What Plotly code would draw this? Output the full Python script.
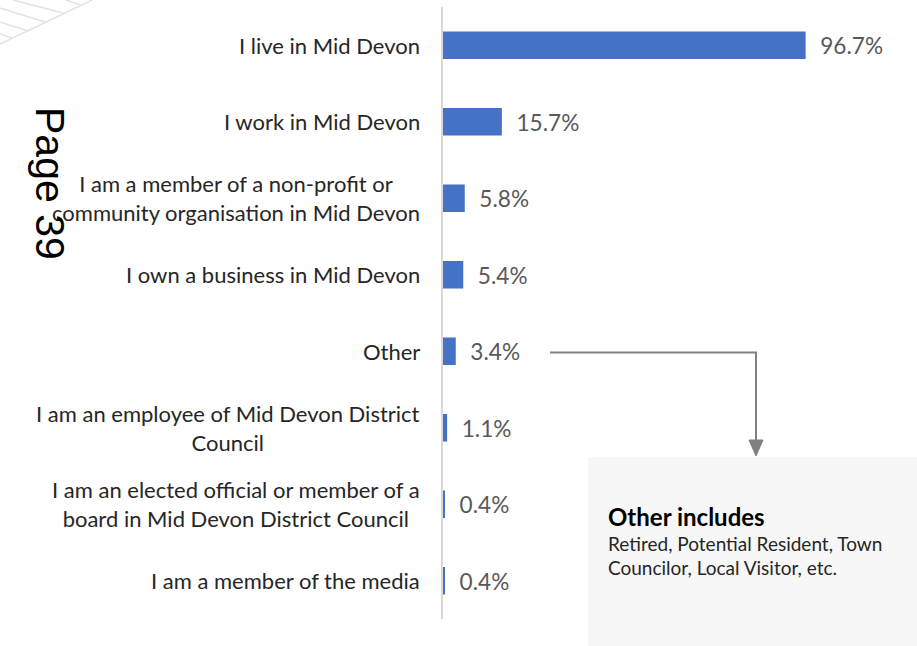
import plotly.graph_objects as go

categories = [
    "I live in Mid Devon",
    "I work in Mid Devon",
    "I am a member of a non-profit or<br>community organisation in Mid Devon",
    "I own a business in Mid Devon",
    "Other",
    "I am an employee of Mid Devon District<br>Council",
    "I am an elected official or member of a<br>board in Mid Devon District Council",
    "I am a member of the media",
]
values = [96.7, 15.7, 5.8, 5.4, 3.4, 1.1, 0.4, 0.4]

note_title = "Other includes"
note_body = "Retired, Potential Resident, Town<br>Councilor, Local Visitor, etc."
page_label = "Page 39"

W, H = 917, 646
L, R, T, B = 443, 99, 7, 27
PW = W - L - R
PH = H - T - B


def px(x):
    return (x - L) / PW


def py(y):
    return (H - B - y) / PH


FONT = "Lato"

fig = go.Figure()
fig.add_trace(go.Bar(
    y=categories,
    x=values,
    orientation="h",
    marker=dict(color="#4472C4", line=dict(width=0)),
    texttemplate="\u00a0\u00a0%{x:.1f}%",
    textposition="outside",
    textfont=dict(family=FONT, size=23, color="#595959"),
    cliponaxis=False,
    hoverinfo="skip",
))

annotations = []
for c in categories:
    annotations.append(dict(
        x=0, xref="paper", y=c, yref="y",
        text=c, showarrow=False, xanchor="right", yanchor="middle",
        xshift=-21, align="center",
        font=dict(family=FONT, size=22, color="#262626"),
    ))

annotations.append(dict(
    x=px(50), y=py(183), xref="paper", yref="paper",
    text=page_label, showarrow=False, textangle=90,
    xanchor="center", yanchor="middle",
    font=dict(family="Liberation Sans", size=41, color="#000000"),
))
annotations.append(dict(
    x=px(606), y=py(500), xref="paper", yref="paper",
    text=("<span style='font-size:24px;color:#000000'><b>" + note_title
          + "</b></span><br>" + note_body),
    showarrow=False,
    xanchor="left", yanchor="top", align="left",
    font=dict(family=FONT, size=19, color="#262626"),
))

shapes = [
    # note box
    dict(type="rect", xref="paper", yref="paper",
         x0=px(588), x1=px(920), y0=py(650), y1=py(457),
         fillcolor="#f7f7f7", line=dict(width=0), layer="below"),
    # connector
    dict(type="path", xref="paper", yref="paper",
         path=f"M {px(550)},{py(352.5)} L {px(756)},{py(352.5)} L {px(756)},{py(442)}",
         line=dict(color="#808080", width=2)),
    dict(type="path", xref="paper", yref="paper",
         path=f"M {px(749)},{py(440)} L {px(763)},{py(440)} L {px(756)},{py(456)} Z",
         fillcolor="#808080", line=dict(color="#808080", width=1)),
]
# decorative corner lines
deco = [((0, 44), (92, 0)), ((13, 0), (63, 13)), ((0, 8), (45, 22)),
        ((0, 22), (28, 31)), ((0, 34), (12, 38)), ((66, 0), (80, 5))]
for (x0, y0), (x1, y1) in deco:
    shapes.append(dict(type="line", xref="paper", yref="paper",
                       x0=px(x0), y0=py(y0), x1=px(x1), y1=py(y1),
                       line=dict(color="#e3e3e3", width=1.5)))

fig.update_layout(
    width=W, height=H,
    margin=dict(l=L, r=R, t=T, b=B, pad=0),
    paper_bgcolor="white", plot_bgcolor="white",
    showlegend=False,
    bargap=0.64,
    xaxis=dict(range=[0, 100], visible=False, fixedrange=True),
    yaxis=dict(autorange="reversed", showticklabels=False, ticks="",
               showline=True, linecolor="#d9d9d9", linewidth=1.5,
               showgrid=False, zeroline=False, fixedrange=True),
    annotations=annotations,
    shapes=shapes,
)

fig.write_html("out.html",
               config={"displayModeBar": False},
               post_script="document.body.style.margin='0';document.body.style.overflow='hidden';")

::::::::

## Required task
Using the material above, set down every line exactly, but skip the pictures.

## Reply to the task
What Plotly code would draw this? Output the full Python script.
import plotly.graph_objects as go

categories = [
    "I live in Mid Devon",
    "I work in Mid Devon",
    "I am a member of a non-profit or<br>community organisation in Mid Devon",
    "I own a business in Mid Devon",
    "Other",
    "I am an employee of Mid Devon District<br>Council",
    "I am an elected official or member of a<br>board in Mid Devon District Council",
    "I am a member of the media",
]
values = [96.7, 15.7, 5.8, 5.4, 3.4, 1.1, 0.4, 0.4]

note_title = "Other includes"
note_body = "Retired, Potential Resident, Town<br>Councilor, Local Visitor, etc."
page_label = "Page 39"

W, H = 917, 646
L, R, T, B = 443, 99, 7, 27
PW = W - L - R
PH = H - T - B


def px(x):
    return (x - L) / PW


def py(y):
    return (H - B - y) / PH


FONT = "Lato"

fig = go.Figure()
fig.add_trace(go.Bar(
    y=categories,
    x=values,
    orientation="h",
    marker=dict(color="#4472C4", line=dict(width=0)),
    texttemplate="\u00a0\u00a0%{x:.1f}%",
    textposition="outside",
    textfont=dict(family=FONT, size=23, color="#595959"),
    cliponaxis=False,
    hoverinfo="skip",
))

annotations = []
for c in categories:
    annotations.append(dict(
        x=0, xref="paper", y=c, yref="y",
        text=c, showarrow=False, xanchor="right", yanchor="middle",
        xshift=-21, align="center",
        font=dict(family=FONT, size=22, color="#262626"),
    ))

annotations.append(dict(
    x=px(50), y=py(183), xref="paper", yref="paper",
    text=page_label, showarrow=False, textangle=90,
    xanchor="center", yanchor="middle",
    font=dict(family="Liberation Sans", size=41, color="#000000"),
))
annotations.append(dict(
    x=px(606), y=py(500), xref="paper", yref="paper",
    text=("<span style='font-size:24px;color:#000000'><b>" + note_title
          + "</b></span><br>" + note_body),
    showarrow=False,
    xanchor="left", yanchor="top", align="left",
    font=dict(family=FONT, size=19, color="#262626"),
))

shapes = [
    # note box
    dict(type="rect", xref="paper", yref="paper",
         x0=px(588), x1=px(920), y0=py(650), y1=py(457),
         fillcolor="#f7f7f7", line=dict(width=0), layer="below"),
    # connector
    dict(type="path", xref="paper", yref="paper",
         path=f"M {px(550)},{py(352.5)} L {px(756)},{py(352.5)} L {px(756)},{py(442)}",
         line=dict(color="#808080", width=2)),
    dict(type="path", xref="paper", yref="paper",
         path=f"M {px(749)},{py(440)} L {px(763)},{py(440)} L {px(756)},{py(456)} Z",
         fillcolor="#808080", line=dict(color="#808080", width=1)),
]
# decorative corner lines
deco = [((0, 44), (92, 0)), ((13, 0), (63, 13)), ((0, 8), (45, 22)),
        ((0, 22), (28, 31)), ((0, 34), (12, 38)), ((66, 0), (80, 5))]
for (x0, y0), (x1, y1) in deco:
    shapes.append(dict(type="line", xref="paper", yref="paper",
                       x0=px(x0), y0=py(y0), x1=px(x1), y1=py(y1),
                       line=dict(color="#e3e3e3", width=1.5)))

fig.update_layout(
    width=W, height=H,
    margin=dict(l=L, r=R, t=T, b=B, pad=0),
    paper_bgcolor="white", plot_bgcolor="white",
    showlegend=False,
    bargap=0.64,
    xaxis=dict(range=[0, 100], visible=False, fixedrange=True),
    yaxis=dict(autorange="reversed", showticklabels=False, ticks="",
               showline=True, linecolor="#d9d9d9", linewidth=1.5,
               showgrid=False, zeroline=False, fixedrange=True),
    annotations=annotations,
    shapes=shapes,
)

fig.write_html("out.html",
               config={"displayModeBar": False},
               post_script="document.body.style.margin='0';document.body.style.overflow='hidden';")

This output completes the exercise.